- _Goal_
Retype each line of the material exactly, please, skipping any picture in it.

- _Information shown_
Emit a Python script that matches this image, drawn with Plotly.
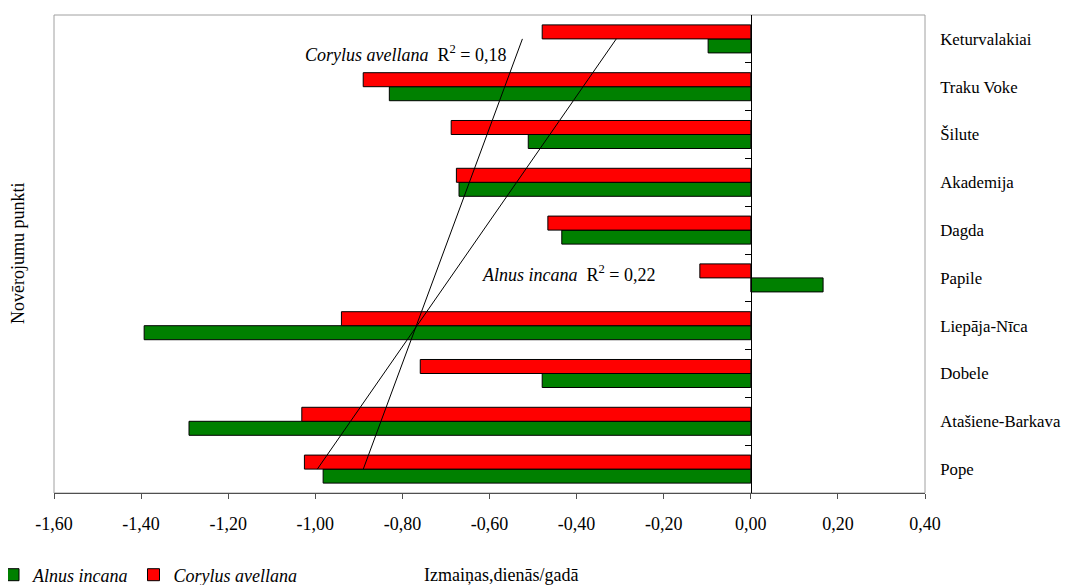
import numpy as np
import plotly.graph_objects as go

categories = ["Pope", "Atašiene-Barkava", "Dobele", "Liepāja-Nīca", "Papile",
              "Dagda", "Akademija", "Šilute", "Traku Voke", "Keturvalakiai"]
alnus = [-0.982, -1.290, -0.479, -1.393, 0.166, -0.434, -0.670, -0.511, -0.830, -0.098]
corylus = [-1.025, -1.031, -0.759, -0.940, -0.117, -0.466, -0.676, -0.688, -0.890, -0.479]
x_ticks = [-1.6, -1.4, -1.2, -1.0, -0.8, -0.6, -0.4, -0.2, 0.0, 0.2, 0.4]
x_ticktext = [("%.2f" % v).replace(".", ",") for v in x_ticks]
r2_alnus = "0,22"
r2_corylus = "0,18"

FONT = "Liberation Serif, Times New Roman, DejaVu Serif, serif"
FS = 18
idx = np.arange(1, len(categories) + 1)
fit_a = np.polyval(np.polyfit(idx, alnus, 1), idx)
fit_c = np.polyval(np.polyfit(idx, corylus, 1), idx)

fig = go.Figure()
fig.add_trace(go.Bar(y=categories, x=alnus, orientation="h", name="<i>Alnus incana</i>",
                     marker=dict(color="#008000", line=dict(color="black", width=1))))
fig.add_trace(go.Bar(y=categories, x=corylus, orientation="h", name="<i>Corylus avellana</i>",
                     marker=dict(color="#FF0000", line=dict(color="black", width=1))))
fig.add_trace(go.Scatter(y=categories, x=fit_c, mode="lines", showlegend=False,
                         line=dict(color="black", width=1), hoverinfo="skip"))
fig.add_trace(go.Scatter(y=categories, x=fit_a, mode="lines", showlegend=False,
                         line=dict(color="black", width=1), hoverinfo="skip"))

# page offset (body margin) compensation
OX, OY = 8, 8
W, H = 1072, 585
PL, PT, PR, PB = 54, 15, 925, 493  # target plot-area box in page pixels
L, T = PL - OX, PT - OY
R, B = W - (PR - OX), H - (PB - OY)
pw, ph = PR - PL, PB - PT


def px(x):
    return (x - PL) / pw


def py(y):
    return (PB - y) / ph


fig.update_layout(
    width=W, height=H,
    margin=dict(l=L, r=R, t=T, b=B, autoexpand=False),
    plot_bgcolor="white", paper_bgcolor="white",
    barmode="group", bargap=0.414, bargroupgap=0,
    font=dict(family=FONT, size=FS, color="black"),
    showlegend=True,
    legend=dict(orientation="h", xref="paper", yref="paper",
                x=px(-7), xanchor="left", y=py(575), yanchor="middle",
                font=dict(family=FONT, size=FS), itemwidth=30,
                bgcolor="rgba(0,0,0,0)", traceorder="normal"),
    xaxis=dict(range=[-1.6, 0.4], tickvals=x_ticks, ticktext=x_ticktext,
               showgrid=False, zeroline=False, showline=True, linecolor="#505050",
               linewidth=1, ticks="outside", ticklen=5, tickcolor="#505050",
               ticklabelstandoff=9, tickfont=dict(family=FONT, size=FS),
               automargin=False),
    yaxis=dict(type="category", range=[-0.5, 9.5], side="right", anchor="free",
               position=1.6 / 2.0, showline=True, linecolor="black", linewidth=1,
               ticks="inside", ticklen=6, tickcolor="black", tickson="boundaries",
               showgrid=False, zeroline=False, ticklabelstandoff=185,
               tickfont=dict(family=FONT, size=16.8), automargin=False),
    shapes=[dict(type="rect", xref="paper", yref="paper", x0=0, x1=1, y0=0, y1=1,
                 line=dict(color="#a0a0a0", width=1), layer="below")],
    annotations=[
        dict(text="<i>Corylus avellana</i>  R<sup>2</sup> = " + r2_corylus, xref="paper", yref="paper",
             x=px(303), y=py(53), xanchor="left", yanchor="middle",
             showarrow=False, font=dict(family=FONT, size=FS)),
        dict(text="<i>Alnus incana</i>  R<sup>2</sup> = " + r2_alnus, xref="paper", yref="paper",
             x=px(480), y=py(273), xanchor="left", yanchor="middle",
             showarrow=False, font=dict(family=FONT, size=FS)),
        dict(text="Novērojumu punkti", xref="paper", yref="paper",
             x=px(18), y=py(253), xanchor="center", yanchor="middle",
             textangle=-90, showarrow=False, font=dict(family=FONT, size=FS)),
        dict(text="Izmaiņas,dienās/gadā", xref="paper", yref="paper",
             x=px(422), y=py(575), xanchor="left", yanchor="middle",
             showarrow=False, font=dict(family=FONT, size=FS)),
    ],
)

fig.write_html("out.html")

- _Full output_
Emit a Python script that matches this image, drawn with Plotly.
import numpy as np
import plotly.graph_objects as go

categories = ["Pope", "Atašiene-Barkava", "Dobele", "Liepāja-Nīca", "Papile",
              "Dagda", "Akademija", "Šilute", "Traku Voke", "Keturvalakiai"]
alnus = [-0.982, -1.290, -0.479, -1.393, 0.166, -0.434, -0.670, -0.511, -0.830, -0.098]
corylus = [-1.025, -1.031, -0.759, -0.940, -0.117, -0.466, -0.676, -0.688, -0.890, -0.479]
x_ticks = [-1.6, -1.4, -1.2, -1.0, -0.8, -0.6, -0.4, -0.2, 0.0, 0.2, 0.4]
x_ticktext = [("%.2f" % v).replace(".", ",") for v in x_ticks]
r2_alnus = "0,22"
r2_corylus = "0,18"

FONT = "Liberation Serif, Times New Roman, DejaVu Serif, serif"
FS = 18
idx = np.arange(1, len(categories) + 1)
fit_a = np.polyval(np.polyfit(idx, alnus, 1), idx)
fit_c = np.polyval(np.polyfit(idx, corylus, 1), idx)

fig = go.Figure()
fig.add_trace(go.Bar(y=categories, x=alnus, orientation="h", name="<i>Alnus incana</i>",
                     marker=dict(color="#008000", line=dict(color="black", width=1))))
fig.add_trace(go.Bar(y=categories, x=corylus, orientation="h", name="<i>Corylus avellana</i>",
                     marker=dict(color="#FF0000", line=dict(color="black", width=1))))
fig.add_trace(go.Scatter(y=categories, x=fit_c, mode="lines", showlegend=False,
                         line=dict(color="black", width=1), hoverinfo="skip"))
fig.add_trace(go.Scatter(y=categories, x=fit_a, mode="lines", showlegend=False,
                         line=dict(color="black", width=1), hoverinfo="skip"))

# page offset (body margin) compensation
OX, OY = 8, 8
W, H = 1072, 585
PL, PT, PR, PB = 54, 15, 925, 493  # target plot-area box in page pixels
L, T = PL - OX, PT - OY
R, B = W - (PR - OX), H - (PB - OY)
pw, ph = PR - PL, PB - PT


def px(x):
    return (x - PL) / pw


def py(y):
    return (PB - y) / ph


fig.update_layout(
    width=W, height=H,
    margin=dict(l=L, r=R, t=T, b=B, autoexpand=False),
    plot_bgcolor="white", paper_bgcolor="white",
    barmode="group", bargap=0.414, bargroupgap=0,
    font=dict(family=FONT, size=FS, color="black"),
    showlegend=True,
    legend=dict(orientation="h", xref="paper", yref="paper",
                x=px(-7), xanchor="left", y=py(575), yanchor="middle",
                font=dict(family=FONT, size=FS), itemwidth=30,
                bgcolor="rgba(0,0,0,0)", traceorder="normal"),
    xaxis=dict(range=[-1.6, 0.4], tickvals=x_ticks, ticktext=x_ticktext,
               showgrid=False, zeroline=False, showline=True, linecolor="#505050",
               linewidth=1, ticks="outside", ticklen=5, tickcolor="#505050",
               ticklabelstandoff=9, tickfont=dict(family=FONT, size=FS),
               automargin=False),
    yaxis=dict(type="category", range=[-0.5, 9.5], side="right", anchor="free",
               position=1.6 / 2.0, showline=True, linecolor="black", linewidth=1,
               ticks="inside", ticklen=6, tickcolor="black", tickson="boundaries",
               showgrid=False, zeroline=False, ticklabelstandoff=185,
               tickfont=dict(family=FONT, size=16.8), automargin=False),
    shapes=[dict(type="rect", xref="paper", yref="paper", x0=0, x1=1, y0=0, y1=1,
                 line=dict(color="#a0a0a0", width=1), layer="below")],
    annotations=[
        dict(text="<i>Corylus avellana</i>  R<sup>2</sup> = " + r2_corylus, xref="paper", yref="paper",
             x=px(303), y=py(53), xanchor="left", yanchor="middle",
             showarrow=False, font=dict(family=FONT, size=FS)),
        dict(text="<i>Alnus incana</i>  R<sup>2</sup> = " + r2_alnus, xref="paper", yref="paper",
             x=px(480), y=py(273), xanchor="left", yanchor="middle",
             showarrow=False, font=dict(family=FONT, size=FS)),
        dict(text="Novērojumu punkti", xref="paper", yref="paper",
             x=px(18), y=py(253), xanchor="center", yanchor="middle",
             textangle=-90, showarrow=False, font=dict(family=FONT, size=FS)),
        dict(text="Izmaiņas,dienās/gadā", xref="paper", yref="paper",
             x=px(422), y=py(575), xanchor="left", yanchor="middle",
             showarrow=False, font=dict(family=FONT, size=FS)),
    ],
)

fig.write_html("out.html")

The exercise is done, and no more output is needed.